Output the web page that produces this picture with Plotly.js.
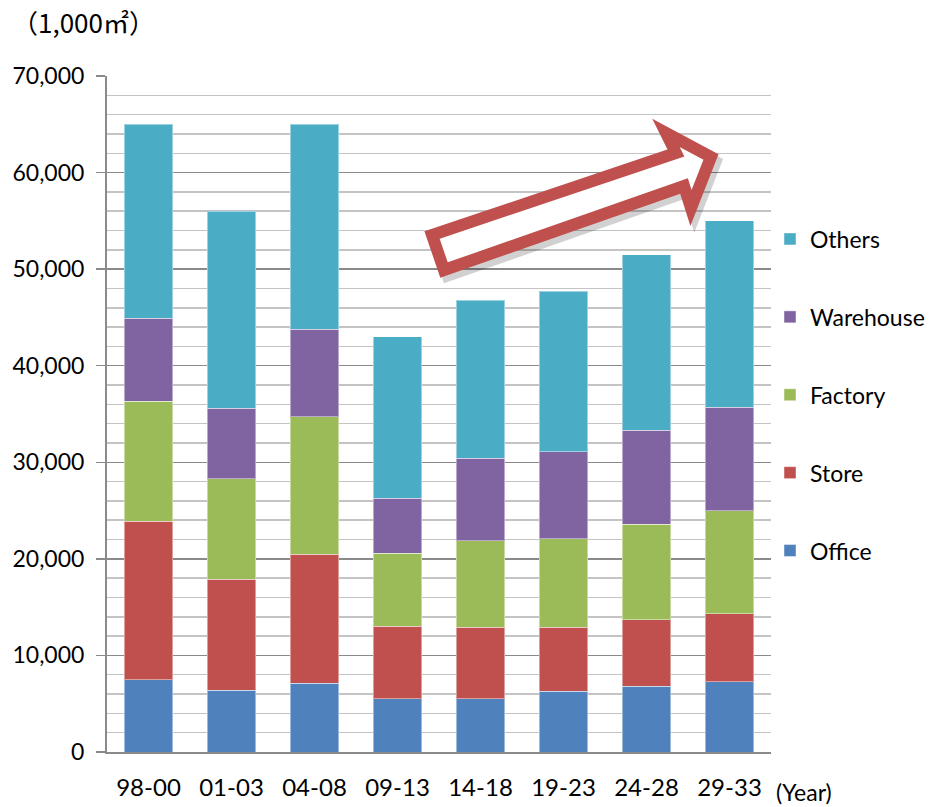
<!DOCTYPE html>
<html>
<head>
<meta charset="utf-8">
<script src="https://cdn.plot.ly/plotly-3.0.1.min.js"></script>
<style>html,body{margin:0;padding:0;background:#fff;}#chart{width:937px;height:807px;}</style>
</head>
<body>
<div id="chart"></div>
<script>
const categories = ["98-00","01-03","04-08","09-13","14-18","19-23","24-28","29-33"];
const office    = [7500, 6400, 7100, 5500, 5500, 6300, 6800, 7300];
const store     = [16400, 11500, 13400, 7500, 7400, 6600, 6900, 7000];
const factory   = [12400, 10400, 14200, 7600, 9000, 9200, 9900, 10700];
const warehouse = [8600, 7300, 9100, 5700, 8500, 9000, 9700, 10700];
const others    = [20100, 20400, 21200, 16700, 16400, 16600, 18200, 19300];
const yTickVals = [0,10000,20000,30000,40000,50000,60000,70000];
const yTickText = ["0","10,000","20,000","30,000","40,000","50,000","60,000","70,000"];

const seriesDefs = [
  {name:"Office", y:office, color:"#4f81bd", rank:5},
  {name:"Store", y:store, color:"#c0504d", rank:4},
  {name:"Factory", y:factory, color:"#9bbb59", rank:3},
  {name:"Warehouse", y:warehouse, color:"#8064a2", rank:2},
  {name:"Others", y:others, color:"#4bacc6", rank:1}
];
const traces = seriesDefs.map(s => ({
  type:"bar", name:s.name, x:categories, y:s.y, legendgroup:s.name, legendrank:s.rank,
  marker:{color:s.color, line:{color:"rgba(255,255,255,0.45)", width:1}},
  hoverinfo:"skip"
}));

// plot area in pixels; paper spans from L to right edge of the page (margin.r = 0)
const W=937, H=807, L=107, R=771, T=76, B=752;
const PW = W - L;
function px(x){return (x-L)/PW;}
function py(y){return (B-y)/(B-T);}
function pathFrom(pts, dx, dy){
  return pts.map((p,i)=>(i?"L":"M")+px(p[0]+dx).toFixed(4)+","+py(p[1]+dy).toFixed(4)).join(" ")+" Z";
}
const arrowPts = [[444,270],[432,235],[676,153],[666,133],[711,157],[691,208],[684,186]];

const font = "Lato, 'Noto Sans', sans-serif";
const layout = {
  width:W, height:H,
  margin:{l:L, r:0, t:T, b:H-B, pad:0},
  paper_bgcolor:"#fff", plot_bgcolor:"#fff",
  barmode:"stack", bargap:0.42,
  showlegend:true,
  legend:{x:px(770), y:py(395), xanchor:"left", yanchor:"middle",
    traceorder:"grouped", tracegroupgap:45,
    font:{family:font, size:23, color:"#000"}, bgcolor:"rgba(0,0,0,0)"},
  xaxis:{type:"category", domain:[0, (R-L)/PW], showgrid:false, showline:true, linecolor:"#8a8a8a", linewidth:2,
    ticks:"", tickfont:{family:font, size:24, color:"#000"}, ticklabelstandoff:13, fixedrange:true},
  yaxis:{range:[0,70000], tickmode:"array", tickvals:yTickVals, ticktext:yTickText,
    showgrid:true, gridcolor:"#8a8a8a", gridwidth:1.5,
    minor:{dtick:2000, tick0:0, showgrid:true, gridcolor:"#c4c4c4", gridwidth:1.5, ticks:""},
    showline:true, linecolor:"#8a8a8a", linewidth:2,
    ticks:"outside", ticklen:9, tickcolor:"#8a8a8a", tickwidth:1.5,
    tickfont:{family:font, size:23, color:"#000"}, ticklabelstandoff:7,
    zeroline:false, fixedrange:true},
  shapes:[
    {type:"path", xref:"paper", yref:"paper", path:pathFrom(arrowPts,4,5),
      line:{color:"rgba(0,0,0,0.18)", width:13}, fillcolor:"rgba(0,0,0,0)", layer:"above"},
    {type:"path", xref:"paper", yref:"paper", path:pathFrom(arrowPts,0,0),
      line:{color:"#c0504d", width:12}, fillcolor:"#ffffff", layer:"above"}
  ],
  annotations:[
    {xref:"paper", yref:"paper", x:px(10), y:py(21), xanchor:"left", yanchor:"middle",
      text:"（1,000㎡）", showarrow:false, font:{family:"Noto Sans CJK JP", size:26, color:"#000"}},
    {xref:"paper", yref:"paper", x:px(774), y:py(792), xanchor:"left", yanchor:"middle",
      text:"(Year)", showarrow:false, font:{family:font, size:23, color:"#000"}}
  ]
};
Plotly.newPlot("chart", traces, layout, {displayModeBar:false, staticPlot:true});
</script>
</body>
</html>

-- -- --

#### TO DO:
Pick out every line with the string "page" and copy it.

#### FINAL RESULT:
Output the web page that produces this picture with Plotly.js.
// plot area in pixels; paper spans from L to right edge of the page (margin.r = 0)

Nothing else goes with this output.